Gratian Yatsevitch followed in the footsteps of Kim Roosevelt, with whom he became acquainted in the early days of the Albanian operation. Yatsevitch was assigned to Teheran as the CIA station chief in Iran in the late 1950s. After retiring from government service in 1969, he went on to private business before retiring to Maine. His harrowing childhood experiences of the havoc brought upon Russia and the imperial family by the Bolshevik Revolution remained with him over the years. He remained decidedly opposed to everything Communist and sympathized over the years with the royal families he became acquainted with during his career in the military and the CIA. Yatsevitch maintained contact with the families of the king of Bulgaria, the shah of Iran, and King Zog, not as a CIA officer but as an individual and on a personal level. He corresponded with Queen Geraldine up to the end of his life in 1997 at the age of eighty-six.6
Joseph C. Lieb’s last act as the CIA liaison with the National Committee for Free Albania was in early May 1954, when he and Archibald Lyall, his British counterpart, read a joint announcement to the NCFA leaders in Rome informing them that they were leaving by the end of the month and would not be replaced. “It is the wish of our superiors that the Committee should henceforth conduct its own affairs, so far as possible, and it is their firm conviction that it is now capable of doing so,” they said.7 Lieb returned to Washington and in July 1954 the agency offered to hire him as an employee for a delicate assignment where he would apply his public relations skills toward helping the shah of Iran consolidate his power. Lieb would join the shah’s cabinet as a minister, but there was a twist: he would have to serve openly and, therefore, had to renounce his US citizenship. Lieb didn't find the idea wise and declined the offer. He returned to New York, where he resumed his advertising career, which later would lead him to become the worldwide advertising director for Pepsi. He moved his family to Northern California in the 1970s, where he semi-retired. Lieb passed away in March 1986 at the age of seventy-four.8
Alfred C. Ulmer returned to Washington in 1955 where he worked in the Far East division of the CIA before going back to Europe to head the CIA Paris station, always under diplomatic cover as first secretary of the embassy and special assistant to the ambassador. He retired from the CIA in 1962 and worked for several years for the Greek shipping tycoon Stavros Niarchos before launching his own investment company called Devon Securities. The company floundered for the first couple of years and he found himself heavily in debt, having sent four children to college, but he would say later that he had managed to pay off all his debts and maintain his good name and reputation. He ended his career working for Lombard, Odier and Company, a Swiss private investment bank, out of Geneva and Bermuda. In the late 1990s, he suffered a stroke that left him paralyzed but not defeated—he remained mentally engaged and continued investing in the market despite his severe speech impairment until he died in 2000 in Virginia Beach at the age of eighty-four.9
John H. Richardson took Ulmer’s place as chief of station in Athens in 1956, where he helped resettle some of the last remaining agents of the CIA Albanian operations. In 1958 he moved to the Philippines to head the CIA station in Manila and then took the assignment as chief of station in Saigon in early 1962. His CIA career there came to an abrupt end in October 1963, when Vietnamese newspapers blew his cover and identified him in print as the CIA station chief.10 In the early 1970s he retired and moved to Mexico. When the Berlin Wall came down in 1989, he was thrilled to see the accomplishment of the goal he had pursued throughout his career and amused at how quickly it all ended. “All that effort,” he told his son ruefully, “and the damn thing flops over like a cake.”11 Richardson died in Mexico in 1998 at the age of eighty-five.

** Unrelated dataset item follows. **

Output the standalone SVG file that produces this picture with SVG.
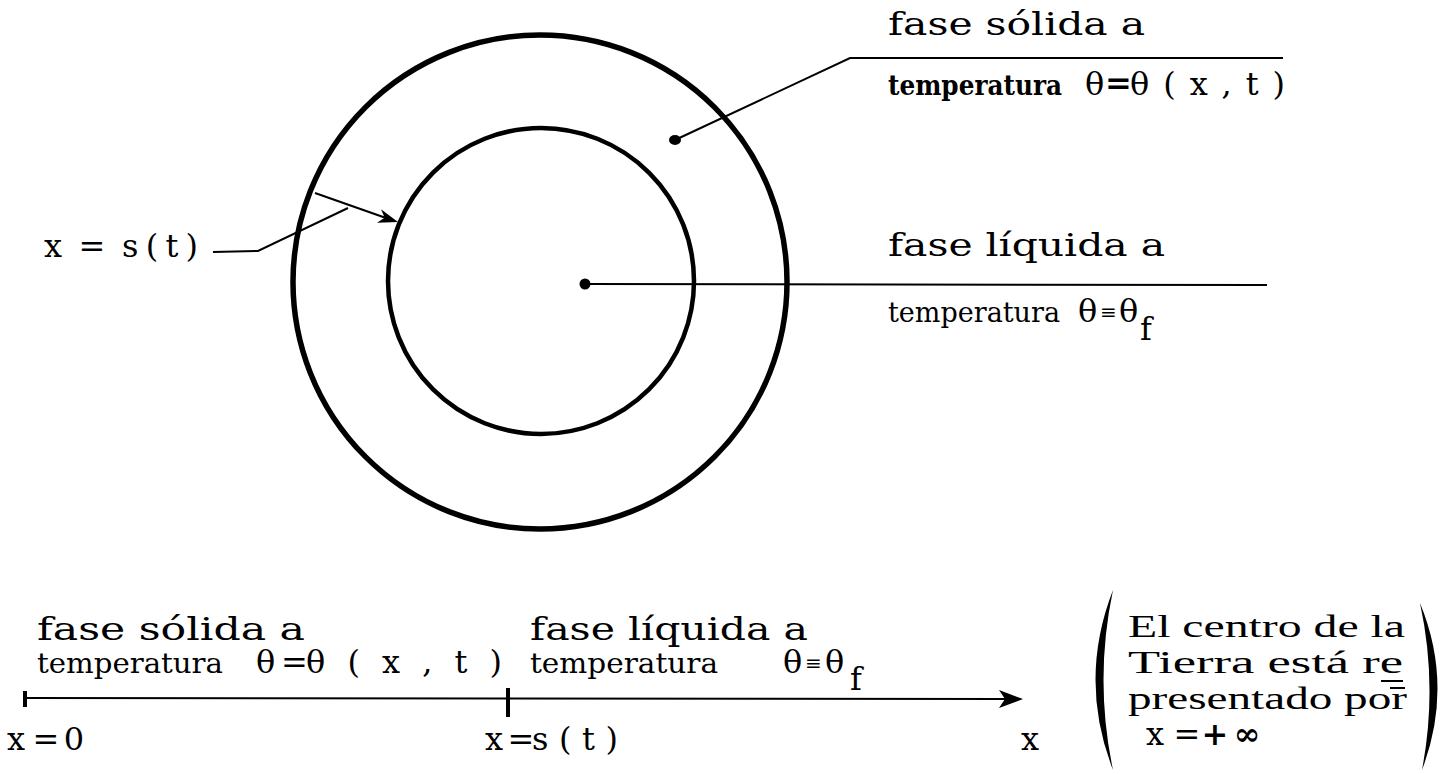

E. Howard Hunt participated in the planning and conduct of the CIA operations against Castro, which led to the Bay of Pigs landing in 1961. After that, he became chief of covert action in the CIA’s newly formed Domestic Operation Division in charge of subsidizing, as a form of covert propaganda, the publication of books and articles in the United States and internationally. Hunt retired from the CIA in 1970 and was hired in 1971 by Nixon administration officials as one of the “plumbers” assigned to stop the leaks of government secrets.
In 1972, Hunt received orders from the White House to bug George McGovern’s campaign headquarters near Capitol Hill and the Democratic National Committee Headquarters in the Watergate complex in search of evidence that “DNC was receiving illegal contributions from the North Vietnamese.”12 Hunt selected a handful of Cuban exiles from Miami he had known since Bay of Pigs days to carry out the operation. On May 26 and 27 they tried twice to break into the DNC offices at the Watergate without success because the Cubans could not pick the locks. One of them flew
down to Miami on the 28th and returned with the right tools. That evening, the men entered the DNC offices, where they took pictures of files and bugged phones. It turned out that they had not installed the bugging devices correctly, so they were ordered to break in again. On the night of June 16, 1972, the burglars went in for the fourth time, only to be spotted by a security guard who notified the DC police. From the Howard Johnson Hotel across the street, where he had mounted watch, Hunt saw the police load his guys in a white paddy wagon and drive off to the DC jail.13 The next morning, a young reporter from the Washington Post by the name of Bob Woodward learned that Hunt’s phone number had been found in the address book of one of the burglars, next to the initials “W. H.” It was the thread that led Woodward to unravel the Watergate scandal and ultimately forced President Nixon to resign rather than face impeachment and an almost certain removal from office. Hunt served thirty-three months in prison for his burglary, conspiracy, and wiretapping actions. A prolific writer throughout his life, he published dozens of spy novels and several memoirs. Hunt died in Florida in 2007.14
* * *
King Zog never returned to the United States. After the Egyptian government allowed him to leave the country, Zog moved to France in July 1955 and settled in an almost empty villa on the French Riviera, with no servants and refusing all invitations. He sold his estate in Long Island, which had remained unoccupied since 1952 and had been vandalized by treasure hunters in search of Zog’s riches to such an extent that the next purchaser simply razed it to the ground and turned it into parkland.